▶ _Source material_:
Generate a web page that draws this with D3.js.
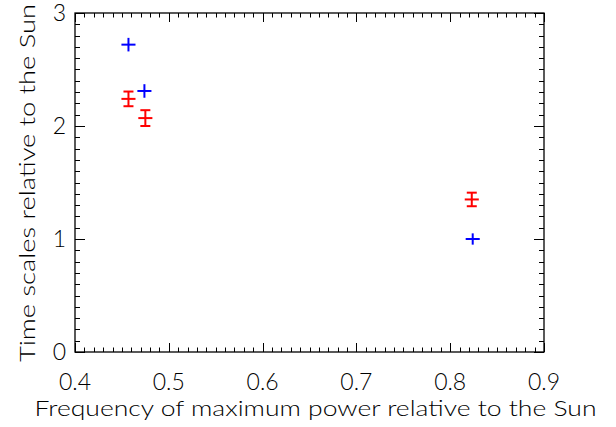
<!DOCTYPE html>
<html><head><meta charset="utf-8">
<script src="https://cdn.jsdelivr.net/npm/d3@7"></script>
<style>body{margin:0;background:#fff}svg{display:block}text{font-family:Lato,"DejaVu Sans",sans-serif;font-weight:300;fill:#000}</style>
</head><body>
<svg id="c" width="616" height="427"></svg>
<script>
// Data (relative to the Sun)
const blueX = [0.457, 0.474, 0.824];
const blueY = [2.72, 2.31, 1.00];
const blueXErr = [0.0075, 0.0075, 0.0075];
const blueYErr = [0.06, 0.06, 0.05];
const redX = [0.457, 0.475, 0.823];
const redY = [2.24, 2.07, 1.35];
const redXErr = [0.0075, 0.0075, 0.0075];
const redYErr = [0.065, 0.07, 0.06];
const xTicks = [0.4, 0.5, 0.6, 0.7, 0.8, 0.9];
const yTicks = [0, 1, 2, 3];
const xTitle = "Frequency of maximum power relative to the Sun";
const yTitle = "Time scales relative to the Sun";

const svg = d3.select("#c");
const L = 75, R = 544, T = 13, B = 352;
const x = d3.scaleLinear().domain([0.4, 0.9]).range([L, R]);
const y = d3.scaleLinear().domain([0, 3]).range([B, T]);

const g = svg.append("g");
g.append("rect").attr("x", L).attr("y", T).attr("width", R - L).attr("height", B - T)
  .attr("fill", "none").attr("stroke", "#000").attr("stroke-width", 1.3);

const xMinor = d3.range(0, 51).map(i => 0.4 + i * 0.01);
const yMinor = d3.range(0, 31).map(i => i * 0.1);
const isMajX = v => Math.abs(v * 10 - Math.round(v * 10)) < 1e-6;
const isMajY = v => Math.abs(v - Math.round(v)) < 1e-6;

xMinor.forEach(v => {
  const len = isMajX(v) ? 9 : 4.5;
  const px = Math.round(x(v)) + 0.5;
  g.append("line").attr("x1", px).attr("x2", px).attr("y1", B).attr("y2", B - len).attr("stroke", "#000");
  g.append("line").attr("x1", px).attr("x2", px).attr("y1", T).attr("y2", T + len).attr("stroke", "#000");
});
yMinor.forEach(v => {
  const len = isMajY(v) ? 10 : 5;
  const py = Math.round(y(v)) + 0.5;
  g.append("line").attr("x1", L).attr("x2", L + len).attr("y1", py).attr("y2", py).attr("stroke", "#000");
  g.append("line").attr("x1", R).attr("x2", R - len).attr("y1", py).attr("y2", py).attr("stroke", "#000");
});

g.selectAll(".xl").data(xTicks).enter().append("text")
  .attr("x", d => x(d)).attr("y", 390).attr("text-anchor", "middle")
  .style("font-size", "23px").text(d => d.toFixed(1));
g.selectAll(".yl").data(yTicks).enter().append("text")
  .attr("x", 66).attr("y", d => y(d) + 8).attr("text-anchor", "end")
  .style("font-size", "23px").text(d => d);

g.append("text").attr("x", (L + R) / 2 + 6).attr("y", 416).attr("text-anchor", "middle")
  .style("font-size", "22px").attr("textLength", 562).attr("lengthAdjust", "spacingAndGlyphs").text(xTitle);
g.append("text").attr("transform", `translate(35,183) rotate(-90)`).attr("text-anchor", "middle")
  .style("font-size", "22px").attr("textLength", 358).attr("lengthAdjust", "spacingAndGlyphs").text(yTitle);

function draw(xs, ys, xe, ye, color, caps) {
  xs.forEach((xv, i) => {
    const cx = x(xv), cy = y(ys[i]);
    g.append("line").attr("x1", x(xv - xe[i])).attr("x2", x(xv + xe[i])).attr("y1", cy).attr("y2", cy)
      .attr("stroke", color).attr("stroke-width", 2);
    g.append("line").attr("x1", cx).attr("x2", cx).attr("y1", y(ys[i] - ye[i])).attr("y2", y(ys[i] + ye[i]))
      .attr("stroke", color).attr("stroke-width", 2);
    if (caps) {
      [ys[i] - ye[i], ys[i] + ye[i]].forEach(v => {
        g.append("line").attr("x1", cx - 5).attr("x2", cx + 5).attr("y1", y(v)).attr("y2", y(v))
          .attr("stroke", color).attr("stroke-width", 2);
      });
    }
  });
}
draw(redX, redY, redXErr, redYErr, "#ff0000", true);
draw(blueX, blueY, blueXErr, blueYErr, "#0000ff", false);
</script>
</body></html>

▶ _Exercise prompt_:
Repeat the data above exactly, but not the pictures.

▶ _Exercise response_:
Generate a web page that draws this with D3.js.
<!DOCTYPE html>
<html><head><meta charset="utf-8">
<script src="https://cdn.jsdelivr.net/npm/d3@7"></script>
<style>body{margin:0;background:#fff}svg{display:block}text{font-family:Lato,"DejaVu Sans",sans-serif;font-weight:300;fill:#000}</style>
</head><body>
<svg id="c" width="616" height="427"></svg>
<script>
// Data (relative to the Sun)
const blueX = [0.457, 0.474, 0.824];
const blueY = [2.72, 2.31, 1.00];
const blueXErr = [0.0075, 0.0075, 0.0075];
const blueYErr = [0.06, 0.06, 0.05];
const redX = [0.457, 0.475, 0.823];
const redY = [2.24, 2.07, 1.35];
const redXErr = [0.0075, 0.0075, 0.0075];
const redYErr = [0.065, 0.07, 0.06];
const xTicks = [0.4, 0.5, 0.6, 0.7, 0.8, 0.9];
const yTicks = [0, 1, 2, 3];
const xTitle = "Frequency of maximum power relative to the Sun";
const yTitle = "Time scales relative to the Sun";

const svg = d3.select("#c");
const L = 75, R = 544, T = 13, B = 352;
const x = d3.scaleLinear().domain([0.4, 0.9]).range([L, R]);
const y = d3.scaleLinear().domain([0, 3]).range([B, T]);

const g = svg.append("g");
g.append("rect").attr("x", L).attr("y", T).attr("width", R - L).attr("height", B - T)
  .attr("fill", "none").attr("stroke", "#000").attr("stroke-width", 1.3);

const xMinor = d3.range(0, 51).map(i => 0.4 + i * 0.01);
const yMinor = d3.range(0, 31).map(i => i * 0.1);
const isMajX = v => Math.abs(v * 10 - Math.round(v * 10)) < 1e-6;
const isMajY = v => Math.abs(v - Math.round(v)) < 1e-6;

xMinor.forEach(v => {
  const len = isMajX(v) ? 9 : 4.5;
  const px = Math.round(x(v)) + 0.5;
  g.append("line").attr("x1", px).attr("x2", px).attr("y1", B).attr("y2", B - len).attr("stroke", "#000");
  g.append("line").attr("x1", px).attr("x2", px).attr("y1", T).attr("y2", T + len).attr("stroke", "#000");
});
yMinor.forEach(v => {
  const len = isMajY(v) ? 10 : 5;
  const py = Math.round(y(v)) + 0.5;
  g.append("line").attr("x1", L).attr("x2", L + len).attr("y1", py).attr("y2", py).attr("stroke", "#000");
  g.append("line").attr("x1", R).attr("x2", R - len).attr("y1", py).attr("y2", py).attr("stroke", "#000");
});

g.selectAll(".xl").data(xTicks).enter().append("text")
  .attr("x", d => x(d)).attr("y", 390).attr("text-anchor", "middle")
  .style("font-size", "23px").text(d => d.toFixed(1));
g.selectAll(".yl").data(yTicks).enter().append("text")
  .attr("x", 66).attr("y", d => y(d) + 8).attr("text-anchor", "end")
  .style("font-size", "23px").text(d => d);

g.append("text").attr("x", (L + R) / 2 + 6).attr("y", 416).attr("text-anchor", "middle")
  .style("font-size", "22px").attr("textLength", 562).attr("lengthAdjust", "spacingAndGlyphs").text(xTitle);
g.append("text").attr("transform", `translate(35,183) rotate(-90)`).attr("text-anchor", "middle")
  .style("font-size", "22px").attr("textLength", 358).attr("lengthAdjust", "spacingAndGlyphs").text(yTitle);

function draw(xs, ys, xe, ye, color, caps) {
  xs.forEach((xv, i) => {
    const cx = x(xv), cy = y(ys[i]);
    g.append("line").attr("x1", x(xv - xe[i])).attr("x2", x(xv + xe[i])).attr("y1", cy).attr("y2", cy)
      .attr("stroke", color).attr("stroke-width", 2);
    g.append("line").attr("x1", cx).attr("x2", cx).attr("y1", y(ys[i] - ye[i])).attr("y2", y(ys[i] + ye[i]))
      .attr("stroke", color).attr("stroke-width", 2);
    if (caps) {
      [ys[i] - ye[i], ys[i] + ye[i]].forEach(v => {
        g.append("line").attr("x1", cx - 5).attr("x2", cx + 5).attr("y1", y(v)).attr("y2", y(v))
          .attr("stroke", color).attr("stroke-width", 2);
      });
    }
  });
}
draw(redX, redY, redXErr, redYErr, "#ff0000", true);
draw(blueX, blueY, blueXErr, blueYErr, "#0000ff", false);
</script>
</body></html>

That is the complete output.